Life Zones: Equator – Tropical
In the Zone
The Rocky Mountains, due to their altitude, are not hospitable to Tropical plants, so this presentation has slides of plants in the Tropical Zone that are ubiquitous in the Rocky Mountain states and show up in nearly every zone.
Lantana is a beautiful sun-loving plant that thrives in full sun. Its flowers range from shades of yellow, red, pink, purple and white. Its wide dark green foliage helps to create a lovely contrast to the cluster of colorful flowers. There are both upright and trailing varieties of Lantana.
Native to Central and South America, the flower has become fully adapted as a perennial evergreen in the Tropic Zone. It cannot tolerate frost, so it is mostly found in truly equator-like climates.
Thistles of some sort are found in all of the Life Zones of the Rockies and below. They appear in every state in our country and around North America. Above Timberline they take on grotesque shapes.
The Buffalo Bur is a dangerous weed thistle that is covered with wickedly sharp, stinging spines all over it. The flowers are usually a bright yellow (about 1″) and have five broad lobes and five beak-like antlers. Four of the antlers are straight and one is curved. The bur starts off as a green colored fruit and resembles a watermelon plant. It is poisonous and dangerous because of glyco-alkaloids solanine and tropane alkaloids in the plant. Even the roots have a way of storing up toxins that are harmful to animals.
The Bull Thistle has a whole woolly top, formed of compressed leaves and inconspicuous flower heads, that bend over to resemble the head and shoulders of some shaggy animal. In spite of the prickles on the stems of the plant and the leaves, I have noticed that horses nip off the flower heads and eat them with relish.
The Royal Penstemon, found along side of the road, is one of about 20 different species of penstemon. They range in color through all shares of lavender, blue, purple and red. They are a member of the Figwort family and have a bloom with two-lipped appearances.Their relation to the garden snapdragon is apparent.

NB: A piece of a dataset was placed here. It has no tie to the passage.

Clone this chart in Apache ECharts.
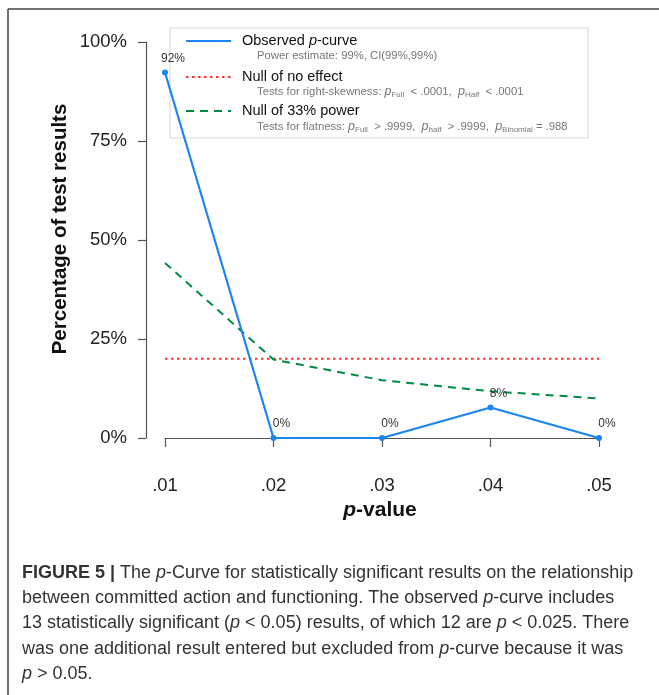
<!DOCTYPE html>
<html><head><meta charset="utf-8">
<script src="https://cdn.jsdelivr.net/npm/echarts@6/dist/echarts.min.js"></script>
<style>html,body{margin:0;padding:0;background:#fff}#c{width:659px;height:695px}</style>
</head><body><div id="c"></div>
<script>
const categories = ['.01', '.02', '.03', '.04', '.05'];
const observed = [92.31, 0, 0, 7.69, 0];
const nullNoEffect = [20, 20, 20, 20, 20];
const null33 = [44.2, 19.8, 14.6, 11.8, 10.0];
const yTicks = [0, 25, 50, 75, 100];

const F = 'Liberation Sans, Arial, Helvetica, sans-serif';
const chart = echarts.init(document.getElementById('c'));

const legendX = 186, legendTextX = 242, subX = 257;
const captionLines = [
  [{t:'FIGURE 5 | ', s:'b'}, {t:'The '}, {t:'p', s:'i'}, {t:'-Curve for statistically significant results on the relationship'}],
  [{t:'between committed action and functioning. The observed '}, {t:'p', s:'i'}, {t:'-curve includes'}],
  [{t:'13 statistically significant ('}, {t:'p', s:'i'}, {t:' < 0.05) results, of which 12 are '}, {t:'p', s:'i'}, {t:' < 0.025. There'}],
  [{t:'was one additional result entered but excluded from '}, {t:'p', s:'i'}, {t:'-curve because it was'}],
  [{t:'p', s:'i'}, {t:' > 0.05.'}]
];
function rich(parts){ return parts.map(p => p.s ? '{' + p.s + '|' + p.t + '}' : '{n|' + p.t + '}').join(''); }

const subRich = {n:{fontFamily:F, fontSize:11.3, fill:'#777'}, i:{fontFamily:F, fontSize:12.5, fill:'#777', fontStyle:'italic'}, s:{fontFamily:F, fontSize:8, fill:'#777', padding:[5,0,0,0]}};
const graphics = [
  {type:'line', shape:{x1:8, y1:9, x2:659, y2:9}, style:{stroke:'#444', lineWidth:1.5}, silent:true},
  {type:'line', shape:{x1:8, y1:9, x2:8, y2:695}, style:{stroke:'#444', lineWidth:1.5}, silent:true},
  {type:'rect', shape:{x:170, y:28, width:418, height:110}, style:{fill:'#fff', stroke:'#dcdcdc', lineWidth:1.2}, z:-10},
  {type:'line', shape:{x1:legendX, y1:41, x2:231, y2:41}, style:{stroke:'#1C86EE', lineWidth:2}, z:-9},
  {type:'line', shape:{x1:legendX, y1:77, x2:231, y2:77}, style:{stroke:'#FF3030', lineWidth:2, lineDash:[2.5,3.5]}, z:-9},
  {type:'line', shape:{x1:legendX, y1:111, x2:231, y2:111}, style:{stroke:'#008B45', lineWidth:2, lineDash:[8,6]}, z:-9},
  {type:'text', x:legendTextX, y:41, z:-9, style:{text:'{n|Observed }{i|p}{n|-curve}', verticalAlign:'middle',
    rich:{n:{fontFamily:F, fontSize:14.5, fill:'#111'}, i:{fontFamily:F, fontSize:14.5, fill:'#111', fontStyle:'italic'}}}},
  {type:'text', x:subX, y:56, z:-9, style:{text:'Power estimate: 99%, CI(99%,99%)', fontFamily:F, fontSize:11.3, fill:'#777', verticalAlign:'middle'}},
  {type:'text', x:legendTextX, y:77, z:-9, style:{text:'Null of no effect', fontFamily:F, fontSize:14.5, fill:'#111', verticalAlign:'middle'}},
  {type:'text', x:subX, y:92, z:-9, style:{text:'{n|Tests for right-skewness: }{i|p}{s|Full}{n|  < .0001,  }{i|p}{s|Half}{n|  < .0001}', verticalAlign:'middle', rich:subRich}},
  {type:'text', x:legendTextX, y:111, z:-9, style:{text:'Null of 33% power', fontFamily:F, fontSize:14.5, fill:'#111', verticalAlign:'middle'}},
  {type:'text', x:subX, y:127, z:-9, style:{text:'{n|Tests for flatness: }{i|p}{s|Full}{n|  > .9999,  }{i|p}{s|half}{n|  > .9999,  }{i|p}{s|Binomial}{n| = .988}', verticalAlign:'middle', rich:subRich}},
  {type:'text', x:380, y:510, style:{text:'{i|p}{b|-value}', align:'center', verticalAlign:'middle',
    rich:{i:{fontFamily:F, fontSize:21, fontWeight:'bold', fontStyle:'italic', fill:'#111'}, b:{fontFamily:F, fontSize:21, fontWeight:'bold', fill:'#111'}}}},
  {type:'text', x:60, y:229, rotation:Math.PI/2, style:{text:'Percentage of test results', align:'center', verticalAlign:'middle',
    fontFamily:F, fontSize:20.5, fontWeight:'bold', fill:'#111'}}
];
captionLines.forEach((ln, i) => {
  graphics.push({type:'text', x:22, y:573 + i*25.2, style:{text:rich(ln), verticalAlign:'middle',
    rich:{n:{fontFamily:F, fontSize:18, fill:'#333'}, i:{fontFamily:F, fontSize:18, fill:'#333', fontStyle:'italic'}, b:{fontFamily:F, fontSize:18, fill:'#333', fontWeight:'bold'}}}});
});

chart.setOption({
  animation:false,
  grid:{left:165, right:60, top:42, bottom:257},
  xAxis:{type:'category', data:categories, boundaryGap:false, offset:17,
    axisLine:{lineStyle:{color:'#555', width:1.2}}, axisTick:{length:9, alignWithLabel:true, lineStyle:{color:'#555', width:1.2}},
    axisLabel:{fontFamily:F, fontSize:18.5, color:'#222', margin:21}, splitLine:{show:false}},
  yAxis:{type:'value', min:0, max:100, interval:25, offset:19,
    axisLine:{show:true, lineStyle:{color:'#555', width:1.2}}, axisTick:{show:true, length:8, lineStyle:{color:'#555', width:1.2}},
    axisLabel:{fontFamily:F, fontSize:18.5, color:'#222', margin:19, formatter:v => yTicks.includes(v) ? v + '%' : ''},
    splitLine:{show:false}},
  series:[
    {type:'line', data:nullNoEffect, symbol:'none', lineStyle:{color:'#FF3030', width:2, type:[2.5,3.5]}, z:2, silent:true},
    {type:'line', data:null33, symbol:'none', lineStyle:{color:'#008B45', width:2, type:[8,6]}, z:2, silent:true},
    {type:'line', data:observed, symbol:'circle', symbolSize:6, itemStyle:{color:'#1C86EE'}, lineStyle:{color:'#1C86EE', width:2.2}, z:3,
      label:{show:true, position:'top', distance:4, offset:[8,-1], fontFamily:F, fontSize:12, color:'#333', formatter:p => Math.round(p.value) + '%'}}
  ],
  graphic:graphics
});
</script></body></html>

This is a very large genus of plants of the Pea family. They range from the hottest deserts to the high mountain peaks. Some of the species contain poisonous constituents causing animal pain and often death. The locoweed impacts livestock, particularly horses. Loco is the word Crazy in Spanish. Nearly all species of locoweed are colorful when they bloom.
Wild roses are widely distributed in the Northern Hemisphere. The flowers can be very fragrant and they have bright pink flowers in varying shades: sometimes white, sometimes red. The petals are always surrounded by large clusters of yellow stamens.
The fruit of the wild rose, shaped like small apples (rose hips), turns a deep red color late in the season and adds beauty to this plant during autumn months.